Every game on the list of long-lived classics has a community that treats it as more than a product. These are people who write wikis, organize tournaments, build mods, create guides, and recruit new players. They’re invested in the game’s continued existence. When the developer goes quiet, the community keeps the game alive through its own activity. That kind of ownership can’t be manufactured through marketing. It emerges when a game provides something genuinely worth protecting.

4. Mods Extended It Beyond the Original

Games with active modding communities have an unfair advantage over games without them. Mods provide an indefinite content supply, attract new players who arrive for mod-specific content, and create communities of builders rather than just consumers. The games that survive decades with modding support are often playing in a different league from those without it. Skyrim’s longevity is essentially a modding story. Half-Life’s legacy is almost entirely modding-driven. The games that keep surviving long after their peers have faded are disproportionately the ones where the developer opened the doors and let the community build.

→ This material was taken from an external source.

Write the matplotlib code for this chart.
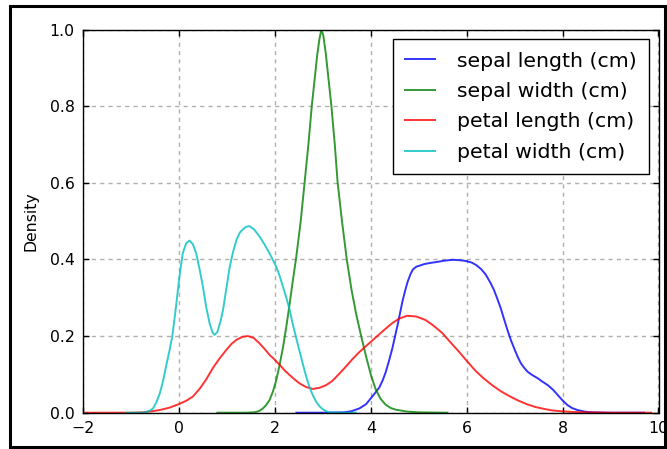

5. It Defined Something Before the Genre Crowded

Timing matters. Games that arrived before their genre was saturated had time to build communities, develop terminology, and establish cultural centrality that later games couldn’t easily displace. Counter-Strike defined tactical shooters before tactical shooters were a crowded competitive space. Minecraft arrived before survival crafting was a recognized category. Being first doesn’t guarantee longevity, but it provides a head start in community formation that is genuinely hard to overcome.

6. Technical Accessibility Was Maintained

This one is easy to overlook: a game that becomes technically inaccessible — because the servers shut down, the DRM platform closed, or the native hardware is discontinued — cannot maintain an active player community regardless of quality. The games that survive decades are often the ones that were ported broadly, re-released on modern platforms, or had their source code opened to the public. Doom runs everywhere because its source is public. That’s not a design quality, but it’s a survival quality.

7. New Players Keep Finding It

Finally, the games that truly last aren’t just retaining old players — they’re gaining new ones years after launch. This happens when a game is discoverable through community content: speedrun videos, competitive broadcasts, modding showcases, guide articles. New players arrive already knowing the game has depth because they’ve watched other people explore it. They come in with community context rather than arriving cold. That onboarding pipeline — community content bringing in new players who then create more content — is one of the most powerful longevity forces in gaming, and it can’t be bought directly. It grows from a game being genuinely worth engaging with at every skill level.